Auch wenn heute viele schlucken, wenn sie auf den Kassenzettel beim Wocheneinkauf blicken – früher waren Lebensmittel teurer, viel teurer sogar. 2022 entfielen laut Statista von den Ausgaben österreichischer Haushalte rund 10 Prozent auf Ernährung. Hundert Jahre früher musste etwa eine Beamtenfamilie noch etwa 40 Prozent ihres Einkommens für die Ernährung verwenden. In Haushalten von Industriearbeitern und Taglöhnern verschlangen Nahrungsmittel sogar bis in die 1920er-Jahre über die Hälfte der gesamten Lebenshaltungskosten.

Aß man früher gesünder?

War die Küche früher gesünder? Oder sind die größere Vielfalt und ganzjährig frisches Obst und Gemüse für die Gesundheit ein Gewinn? Die Wiener Ernährungswissenschafterin Andrea Fičala sagt, darauf gebe es keine einfache Antwort. Einerseits habe sich vieles ungünstig verändert, es gebe einen Kalorienüberschuss im Verhältnis zur Bewegung, der Verarbeitungsgrad sei gestiegen, generell würden mehr Snacks gegessen, statt zu geregelten Zeiten und in Gesellschaft zu speisen. Durch den höheren Anteil an tierischen Produkten (Fleisch, Wurst, Eier) sei die Vielfalt der Ernährung zurückgegangen. „Andererseits haben sich die hygienischen Bedingungen, die generelle Lebensmittelsicherheit und die Nährstoffversorgung verbessert.“ Generell stimme, dass, je vielfältiger die Obst- und Gemüse-Auswahl ist, „umso vielfältiger unsere Darmwelt ist“. Die ganzjährige Verfügbarkeit von Obst und Gemüse sei „für die Gesundheit ein Gewinn“. Als Fazit sagt Fičala: “Insgesamt kann nicht pauschal gesagt werden, dass es früher gesünder oder heute ungesünder sei.“ Es gebe zu viele verschiedene Faktoren, „wie so oft in der Ernährung ist alles sehr komplex“.

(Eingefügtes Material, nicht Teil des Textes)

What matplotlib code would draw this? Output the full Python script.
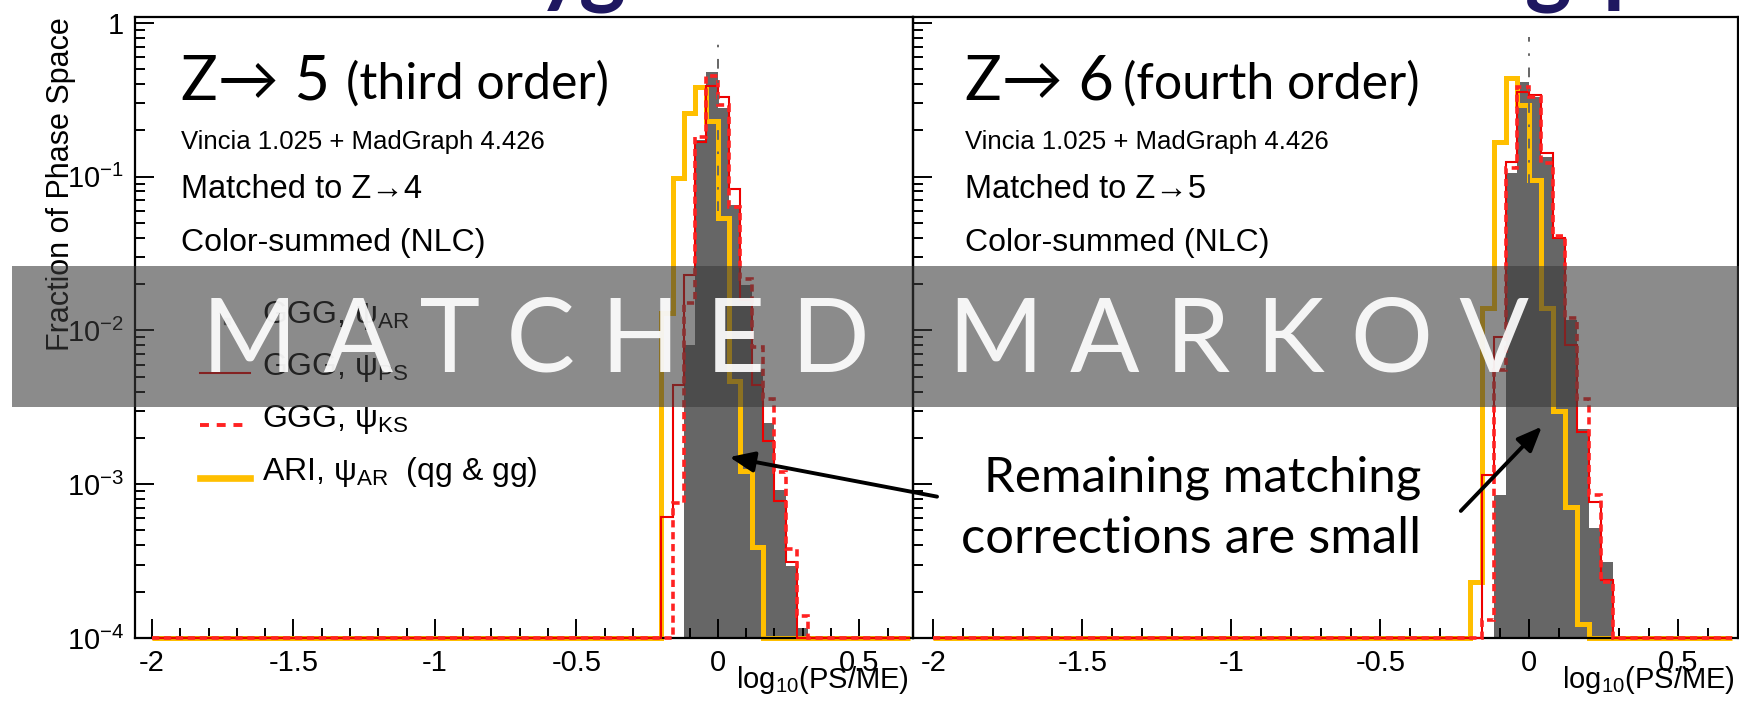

FAQ - häufig gestellte Fragen

Traditioneller Tiroler Pfannkuchen: Zubereitung von „Melchermuas”

Traditioneller Tiroler Pfannkuchen: Zubereitung von „Melchermuas”

Wo wurden Melchermuas und Bohnensterz serviert?
Melchermuas ist eine kalorienreiche Mahlzeit für hart arbeitende Menschen in Tirol, zubereitet aus Butter, Buttermilch, Mehl und Preißelbeerkompott.
Bohnensterz ist ebenfalls eine traditionelle und nicht gerade leichte Mahlzeit, die im Burgenland aus Bohnen, Mehl und Schmalz zubereitet wurde.